● YOUR TASK: Print the listing from its top line through the line containing "import * as", nothing more, and leave out the pictures.

● SUPPLIED INFORMATION:
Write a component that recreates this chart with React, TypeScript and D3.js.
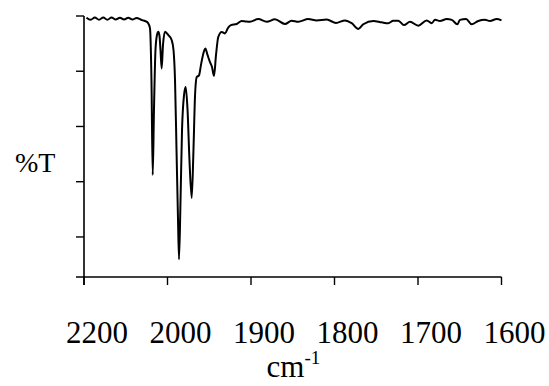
import React from "react";
import * as d3 from "d3";

// wavenumber (cm-1) and %T
const wavenumbers: number[] = [
  2097, 2092, 2087, 2082, 2077, 2072, 2067, 2062, 2057, 2052, 2047, 2042, 2037, 2033,
  2030.5, 2027, 2023.4, 2021, 2019.2, 2017.7, 2016.2, 2014.4, 2012.6, 2011, 2009.6, 2008.4,
  2007, 2005.4, 2003, 1999, 1995, 1992.8, 1991, 1989.2, 1987.4, 1986.2, 1984.4, 1982.6,
  1980.2, 1978.2, 1976, 1973.7, 1971, 1968.9, 1967, 1965, 1962.3, 1959.9, 1957.5, 1954.7,
  1952.1, 1949.1, 1946.7, 1944.3, 1941.9, 1939.2, 1935.1, 1931.1, 1927.5, 1924, 1917.1,
  1911.1, 1906, 1901.2, 1891.3, 1881.2, 1871.3, 1859.3, 1851.3, 1843.4, 1831.4, 1821.3,
  1809.3, 1798.2, 1787.4, 1779.4, 1771.5, 1765.5, 1753.5, 1743.5, 1735.6, 1729.6, 1723.6,
  1716.8, 1709.6, 1699.6, 1689.6, 1683.6, 1679.6, 1673.7, 1665.6, 1659.6, 1652.9, 1649.7,
  1642.5, 1635.7, 1627.8, 1619.8, 1613.8, 1605.8, 1600,
];
const transmittance: number[] = [
  99.4, 98.6, 99.5, 98.6, 99.5, 98.6, 99.5, 98.7, 99.4, 98.7, 99.4, 98.7, 99.3, 98.9,
  98.5, 98.2, 97.5, 95.6, 76.8, 42.4, 66, 87.7, 93.1, 94.3, 92.8, 87.7,
  81, 89.5, 94.3, 93.1, 91.3, 87.7, 76.8, 51.5, 26.1, 11.9, 33.4, 58.7,
  71.4, 74.3, 66, 47.9, 34.1, 51.5, 71.4, 77.9, 78.5, 82.3, 85.9, 88.2,
  85.9, 83.3, 81.5, 78.3, 85.9, 92.4, 94.2, 93.7, 95.7, 96.7, 97.1,
  98.2, 98, 97.9, 98.9, 97.9, 98.8, 97.1, 98.3, 97.9, 98.9, 98.4,
  98.7, 97.5, 98.4, 97.4, 95.3, 97, 98.2, 97.7, 97.4, 98.3, 98.3,
  96.7, 97.9, 96.5, 98.4, 97.4, 98.6, 98.2, 98.9, 98.6, 97, 98.6,
  98.9, 97, 98.2, 98.6, 98.2, 98.9, 98.4,
];
const xTickValues: number[] = [2100, 2000, 1900, 1800, 1700, 1600];
const xTickLabels: string[] = ["2200", "2000", "1900", "1800", "1700", "1600"];
const yTickValues: number[] = [100, 80, 60, 40, 20];

const W = 549;
const H = 386;
const left = 84;
const right = 501.5;
const top = 16;
const bottom = 277;
const FONT = '"Liberation Serif", "DejaVu Serif", "Times New Roman", Times, serif';

export default function App() {
  const x = d3.scaleLinear().domain([2100, 1600]).range([left, right]);
  const y = d3.scaleLinear().domain([5.5, 100]).range([bottom, top]);
  const pts: [number, number][] = wavenumbers.map((w, i) => [w, transmittance[i]]);
  const line = d3
    .line<[number, number]>()
    .x((d) => x(d[0]))
    .y((d) => y(d[1]))
    .curve(d3.curveMonotoneX);

  return (
    <svg
      width={W}
      height={H}
      style={{ position: "absolute", left: 0, top: 0, background: "#fff" }}
      fontFamily={FONT}
    >
      <rect x={0} y={0} width={W} height={H} fill="#fff" />
      {/* y axis */}
      <line x1={left} x2={left} y1={top} y2={bottom + 8} stroke="#000" strokeWidth={1.6} />
      {yTickValues.map((v) => (
        <line key={v} x1={left - 8} x2={left} y1={y(v)} y2={y(v)} stroke="#000" strokeWidth={1.4} />
      ))}
      {/* x axis */}
      <line x1={left - 8} x2={right} y1={bottom} y2={bottom} stroke="#000" strokeWidth={1.6} />
      {xTickValues.map((v) => (
        <line key={v} x1={x(v)} x2={x(v)} y1={bottom} y2={bottom + 8} stroke="#000" strokeWidth={1.4} />
      ))}
      {xTickValues.map((v, i) => (
        <text
          key={"l" + v}
          x={x(v) + 13}
          y={343}
          fontFamily={FONT}
          fontSize={31}
          textAnchor="middle"
          fill="#000"
        >
          {xTickLabels[i]}
        </text>
      ))}
      <path d={line(pts) || ""} fill="none" stroke="#000" strokeWidth={2} strokeLinejoin="round" />
      <text x={15} y={172} fontFamily={FONT} fontSize={28} fill="#000">
        %T
      </text>
      <text x={266.5} y={377} fontFamily={FONT} fontSize={31} fill="#000">
        cm
        <tspan fontSize={19} dy={-13}>
          -1
        </tspan>
      </text>
    </svg>
  );
}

● FINISHED ANSWER:
Write a component that recreates this chart with React, TypeScript and D3.js.
import React from "react";
import * as d3 from "d3";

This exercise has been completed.